## YOUR GOAL
Copy exactly, and only, the lines starting at the line with "Write the Plotly code for this chart." and ending at the line with "x0, x1 = -13 / 550, 1 + 10 / 550". Leave every picture out of the copy.

## RECORDS TO USE
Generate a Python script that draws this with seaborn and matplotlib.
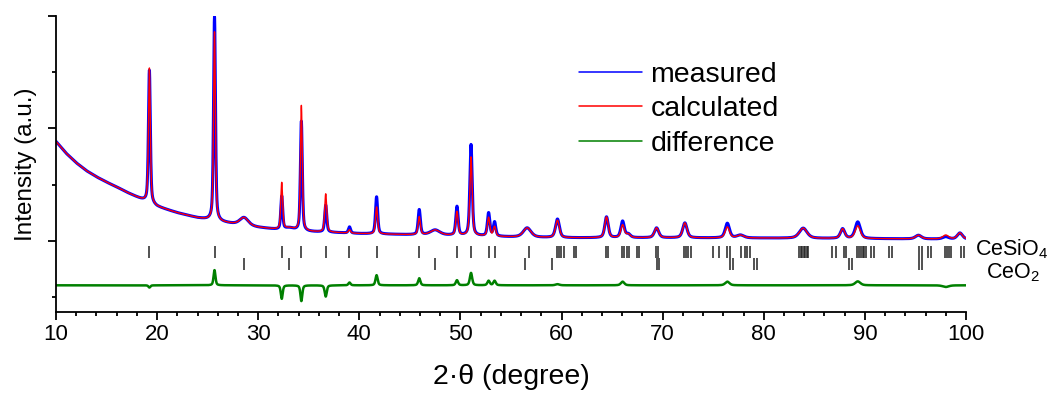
import numpy as np
import matplotlib
matplotlib.use("Agg")
import matplotlib.pyplot as plt
import seaborn as sns

# background knots (2theta, intensity)
bg_angle = [10, 11, 12, 13, 14, 15, 16, 17, 18, 20, 22, 24, 26, 28, 30, 32, 35, 38, 40, 45, 50, 55, 60, 70, 80, 90, 100]
bg_value = [1770, 1560, 1390, 1250, 1140, 1045, 960, 865, 780, 610, 500, 410, 345, 290, 240, 200, 165, 145, 130, 110, 95, 70, 55, 55, 50, 40, 30]

# reflections: position, calculated height, measured height, fwhm
peak_pos  = [19.24, 25.68, 28.6, 32.33, 33.1, 34.27, 36.68, 39.03, 41.71, 45.93, 47.5, 49.66, 51.05, 52.79, 53.38,
             56.6, 59.6, 64.45, 66.04, 66.6, 69.4, 72.2, 76.4, 77.7, 83.9, 87.8, 89.3, 95.3, 98.0, 99.4]
calc_h    = [2400, 3360, 140, 830, 40, 2230, 680, 60, 480, 320, 90, 420, 1400, 330, 170,
             165, 310, 370, 225, 60, 175, 265, 195, 50, 180, 170, 225, 65, 70, 110]
meas_h    = [2360, 3630, 140, 590, 40, 1950, 480, 110, 660, 445, 90, 510, 1620, 410, 250,
             165, 330, 370, 290, 60, 175, 265, 260, 50, 180, 170, 295, 65, 40, 110]
peak_fwhm = [0.22, 0.22, 1.0, 0.22, 1.0, 0.22, 0.24, 0.25, 0.25, 0.26, 1.1, 0.27, 0.27, 0.28, 0.28,
             0.9, 0.45, 0.4, 0.4, 0.5, 0.5, 0.5, 0.5, 0.8, 0.9, 0.5, 0.6, 0.7, 0.7, 0.6]

# reflection markers
cesio4_ticks = [19.24, 25.72, 32.33, 34.27, 36.68, 39.03, 41.71, 45.93, 49.66, 51.05, 52.79, 53.38, 56.75,
                59.55, 59.75, 59.95, 60.2, 61.2, 61.4, 64.4, 64.6, 66.0, 66.2, 66.45, 66.7, 67.5, 67.7,
                69.3, 69.55, 72.1, 72.3, 72.55, 72.8, 75.0, 75.6, 76.4, 76.65, 77.8, 78.1, 78.35, 78.6,
                83.5, 83.65, 83.8, 83.95, 84.1, 84.25, 84.4, 86.8, 87.1, 87.9, 88.1,
                89.2, 89.4, 89.6, 89.8, 89.95, 90.1, 90.6, 90.9, 92.4, 92.7, 95.4, 95.7, 96.2, 96.55,
                97.9, 98.1, 98.3, 98.5, 99.5, 99.85]
ceo2_ticks = [28.55, 33.08, 47.48, 56.34, 59.09, 69.40, 69.6, 76.70, 76.95, 79.07, 79.3, 88.41, 88.7, 95.39, 95.7]

diff_offset = -790
cesio4_row = -205
ceo2_row = -410


def profile(x, heights):
    out = np.interp(x, bg_angle, bg_value).astype(float)
    for p, h, w in zip(peak_pos, heights, peak_fwhm):
        d2 = (x - p) ** 2 / w ** 2
        out += h * (0.5 / (1 + 4 * d2) + 0.5 * np.exp(-4 * np.log(2) * d2))
    return out


two_theta = np.arange(10, 100.001, 0.01)
calc = profile(two_theta, calc_h)
meas = profile(two_theta, meas_h)
diff = meas - calc + diff_offset

sns.set_theme(style="ticks")
plt.rcParams['font.family'] = ['Liberation Sans', 'DejaVu Sans']
plt.rcParams['mathtext.default'] = 'regular'
plt.rcParams['text.color'] = 'black'
plt.rcParams['axes.labelcolor'] = 'black'
plt.rcParams['xtick.color'] = 'black'
plt.rcParams['ytick.color'] = 'black'

fig = plt.figure(figsize=(10.52, 3.96), dpi=100)
ax = fig.add_axes([0.0532, 0.2121, 0.865, 0.7475])

sns.lineplot(x=two_theta, y=meas, color="#0000ff", linewidth=2.2, ax=ax, label="measured", estimator=None)
sns.lineplot(x=two_theta, y=calc, color="#ff0000", linewidth=1.0, ax=ax, label="calculated", estimator=None)
sns.lineplot(x=two_theta, y=diff, color="#008000", linewidth=1.8, ax=ax, label="difference", estimator=None)

ax.plot(cesio4_ticks, [cesio4_row] * len(cesio4_ticks), linestyle="none", marker="|",
        markersize=8, markeredgewidth=1.1, color="#222222")
ax.plot(ceo2_ticks, [ceo2_row] * len(ceo2_ticks), linestyle="none", marker="|",
        markersize=8, markeredgewidth=1.1, color="#222222")

ax.set_xlim(10, 100)
ax.set_ylim(-1265, 4000)
ax.set_xticks(range(10, 101, 10))
ax.set_xticks(range(10, 101, 2), minor=True)
ax.set_yticks([0, 2000, 4000])
ax.set_yticks([-1000, 1000, 3000], minor=True)
ax.set_yticklabels([])
ax.tick_params(axis="both", which="major", length=5.5, width=1.3, labelsize=16, pad=3)
ax.tick_params(axis="both", which="minor", length=3, width=1.3)
sns.despine(ax=ax)
for s in ["left", "bottom"]:
    ax.spines[s].set_linewidth(1.3)
    ax.spines[s].set_color("black")

ax.set_xlabel("2·θ (degree)", fontsize=20.5, labelpad=14)
ax.set_ylabel("Intensity (a.u.)", fontsize=17.5)
ax.yaxis.set_label_coords(-0.021, 0.5)

leg = ax.legend(loc="upper left", bbox_to_anchor=(0.575, 0.845), frameon=False, fontsize=20.5,
                handlelength=2.2, handletextpad=0.3, labelspacing=0.3, borderpad=0, borderaxespad=0)
for line in leg.get_lines():
    line.set_linewidth(1.1)

fig.text(0.962, 0.356, "CeSiO$_4$", fontsize=15.5, ha="center", va="baseline")
fig.text(0.963, 0.298, "CeO$_2$", fontsize=15.5, ha="center", va="baseline")

fig.savefig("out.png", dpi=100)
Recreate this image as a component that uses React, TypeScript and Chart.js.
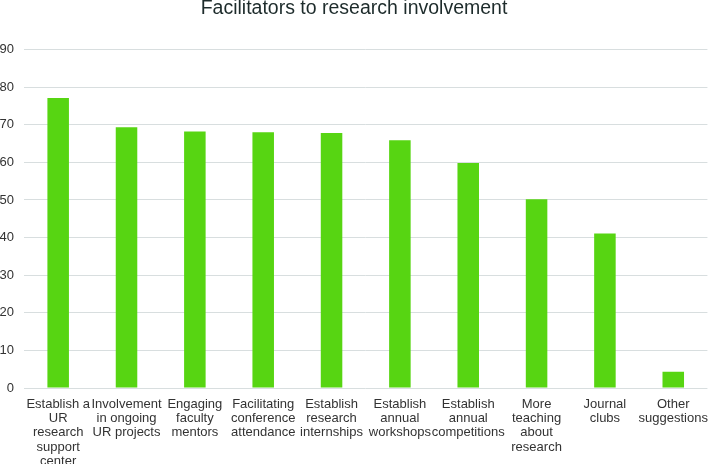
import React, { useEffect, useRef } from "react";
import { Chart, registerables } from "chart.js";

Chart.register(...registerables);

const categories: string[][] = [
  ["Establish a", "UR", "research", "support", "center"],
  ["Involvement", "in ongoing", "UR projects"],
  ["Engaging", "faculty", "mentors"],
  ["Facilitating", "conference", "attendance"],
  ["Establish", "research", "internships"],
  ["Establish", "annual", "workshops"],
  ["Establish", "annual", "competitions"],
  ["More", "teaching", "about", "research"],
  ["Journal", "clubs"],
  ["Other", "suggestions"],
];
const values: number[] = [77.1, 69.3, 68.2, 68.0, 67.8, 65.9, 59.8, 50.2, 41.1, 4.3];
const titleText = "Facilitators to research involvement";

export default function App() {
  const ref = useRef<HTMLCanvasElement | null>(null);
  useEffect(() => {
    document.body.style.margin = "0";
    const ctx = ref.current!;
    const chart = new Chart(ctx, {
      type: "bar",
      data: {
        labels: categories,
        datasets: [
          {
            data: values,
            backgroundColor: "#57d512",
            borderWidth: 0,
            barPercentage: 0.315,
            categoryPercentage: 1,
          },
        ],
      },
      options: {
        animation: false,
        responsive: false,
        devicePixelRatio: 1,
        layout: { padding: { top: 0, right: 1, left: 0, bottom: 0 } },
        plugins: {
          legend: { display: false },
          tooltip: { enabled: false },
          title: {
            display: true,
            text: titleText,
            color: "#1d2b2b",
            font: { family: "'Liberation Sans', Arial, sans-serif", size: 19.5, weight: "normal", lineHeight: 1 },
            padding: { top: -1, bottom: 31 },
          },
        },
        scales: {
          x: {
            grid: { display: false },
            border: { display: false },
            ticks: {
              color: "#333333",
              maxRotation: 0,
              autoSkip: false,
              padding: 1,
              font: { family: "'Liberation Sans', Arial, sans-serif", size: 13, lineHeight: 1.1 },
            },
            afterFit: (s: any) => {
              s.height = 76;
            },
          },
          y: {
            min: 0,
            max: 90,
            ticks: {
              stepSize: 10,
              color: "#333333",
              padding: 10,
              font: { family: "'Liberation Sans', Arial, sans-serif", size: 13 },
            },
            grid: { color: "#d8dedf", lineWidth: 1, drawTicks: false },
            border: { display: false },
            afterFit: (s: any) => {
              s.width = 24;
            },
          },
        },
      },
    });
    return () => chart.destroy();
  }, []);
  return <canvas ref={ref} width={709} height={464} style={{ display: "block" }} />;
}
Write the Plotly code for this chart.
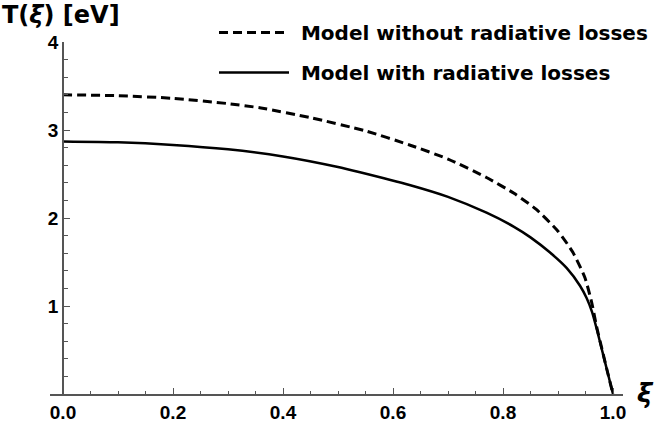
import plotly.graph_objects as go

# Data
xi_no_rad = [0.0, 0.1, 0.2, 0.3, 0.36, 0.45, 0.55, 0.63, 0.70, 0.77, 0.82, 0.86, 0.90, 0.927, 0.949, 0.962, 0.97, 0.98, 0.99, 1.0]
T_no_rad = [3.40, 3.39, 3.36, 3.30, 3.25, 3.14, 2.99, 2.83, 2.67, 2.46, 2.28, 2.10, 1.85, 1.61, 1.32, 1.02, 0.77, 0.51, 0.25, 0.0]

xi_rad = [0.0, 0.1, 0.2, 0.3, 0.4, 0.5, 0.54, 0.63, 0.70, 0.77, 0.82, 0.85, 0.885, 0.916, 0.94, 0.952, 0.962, 0.972, 0.98, 0.99, 1.0]
T_rad = [2.87, 2.86, 2.83, 2.78, 2.70, 2.58, 2.52, 2.375, 2.24, 2.06, 1.90, 1.78, 1.61, 1.43, 1.23, 1.09, 0.93, 0.70, 0.50, 0.25, 0.0]

x_ticks = [0.0, 0.2, 0.4, 0.6, 0.8, 1.0]
y_ticks = [1, 2, 3, 4]

FONT = "Liberation Sans"
LEG_FONT = "DejaVu Sans"

fig = go.Figure()
fig.add_trace(go.Scatter(
    x=xi_no_rad, y=T_no_rad, mode="lines", name="\u00a0Model without radiative losses",
    line=dict(color="black", width=3, dash="9px,5px", shape="spline", smoothing=0.6),
    legendgroup="a",
))
fig.add_trace(go.Scatter(
    x=xi_rad, y=T_rad, mode="lines", name="\u00a0Model with radiative losses",
    line=dict(color="black", width=2.5, shape="spline", smoothing=0.6),
    legendgroup="b",
))

L, R, T, B = 50, 36, 42, 37
W, H = 659, 431
pw = W - L - R
ph = H - T - B
x0, x1 = -13 / 550, 1 + 10 / 550

fig.update_layout(
    width=W, height=H,
    margin=dict(l=L, r=R, t=T, b=B, autoexpand=False),
    paper_bgcolor="white", plot_bgcolor="white",
    font=dict(family=FONT, color="black"),
    showlegend=True,
    legend=dict(
        x=(214 - L) / pw, xanchor="left", y=(394 - 13) / ph, yanchor="top",
        font=dict(size=20, family=LEG_FONT, weight="bold"),
        traceorder="grouped", tracegroupgap=11,
        bgcolor="rgba(0,0,0,0)", itemwidth=70,
    ),
    xaxis=dict(
        range=[x0, x1], showgrid=False, zeroline=False,
        showline=True, linecolor="#555555", linewidth=1.5,
        tickvals=x_ticks, tickformat=".1f",
        ticks="inside", ticklen=6, tickwidth=1.2, tickcolor="#555555",
        tickfont=dict(size=19, family=FONT, weight="bold", color="black"),
        minor=dict(dtick=0.05, tick0=0, ticks="inside", ticklen=3, tickcolor="#555555", tickwidth=1),
    ),
    yaxis=dict(
        range=[0, 4], showgrid=False, zeroline=False,
        anchor="free", position=(63 - L) / pw,
        showline=True, linecolor="#555555", linewidth=1.5,
        tickvals=y_ticks,
        ticks="inside", ticklen=6, tickwidth=1.2, tickcolor="#555555",
        tickfont=dict(size=19, family=FONT, weight="bold", color="black"),
        minor=dict(dtick=0.2, tick0=0, ticks="inside", ticklen=4, tickcolor="#555555", tickwidth=1),
    ),
    annotations=[
        dict(text="T(<i>ξ</i>) [eV]", xref="paper", yref="paper",
             x=-L / pw, y=(394 - 15) / ph, xanchor="left", yanchor="middle",
             showarrow=False, font=dict(size=24, family=LEG_FONT, weight="bold")),
        dict(text="<i>ξ</i>", xref="paper", yref="paper",
             x=(645 - L) / pw, y=(394 - 393) / ph, xanchor="center", yanchor="middle",
             showarrow=False, font=dict(size=26, family=LEG_FONT, weight="bold")),
    ],
)

fig.write_html("out.html")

## WRITTEN ANSWER
Write the Plotly code for this chart.
import plotly.graph_objects as go

# Data
xi_no_rad = [0.0, 0.1, 0.2, 0.3, 0.36, 0.45, 0.55, 0.63, 0.70, 0.77, 0.82, 0.86, 0.90, 0.927, 0.949, 0.962, 0.97, 0.98, 0.99, 1.0]
T_no_rad = [3.40, 3.39, 3.36, 3.30, 3.25, 3.14, 2.99, 2.83, 2.67, 2.46, 2.28, 2.10, 1.85, 1.61, 1.32, 1.02, 0.77, 0.51, 0.25, 0.0]

xi_rad = [0.0, 0.1, 0.2, 0.3, 0.4, 0.5, 0.54, 0.63, 0.70, 0.77, 0.82, 0.85, 0.885, 0.916, 0.94, 0.952, 0.962, 0.972, 0.98, 0.99, 1.0]
T_rad = [2.87, 2.86, 2.83, 2.78, 2.70, 2.58, 2.52, 2.375, 2.24, 2.06, 1.90, 1.78, 1.61, 1.43, 1.23, 1.09, 0.93, 0.70, 0.50, 0.25, 0.0]

x_ticks = [0.0, 0.2, 0.4, 0.6, 0.8, 1.0]
y_ticks = [1, 2, 3, 4]

FONT = "Liberation Sans"
LEG_FONT = "DejaVu Sans"

fig = go.Figure()
fig.add_trace(go.Scatter(
    x=xi_no_rad, y=T_no_rad, mode="lines", name="\u00a0Model without radiative losses",
    line=dict(color="black", width=3, dash="9px,5px", shape="spline", smoothing=0.6),
    legendgroup="a",
))
fig.add_trace(go.Scatter(
    x=xi_rad, y=T_rad, mode="lines", name="\u00a0Model with radiative losses",
    line=dict(color="black", width=2.5, shape="spline", smoothing=0.6),
    legendgroup="b",
))

L, R, T, B = 50, 36, 42, 37
W, H = 659, 431
pw = W - L - R
ph = H - T - B
x0, x1 = -13 / 550, 1 + 10 / 550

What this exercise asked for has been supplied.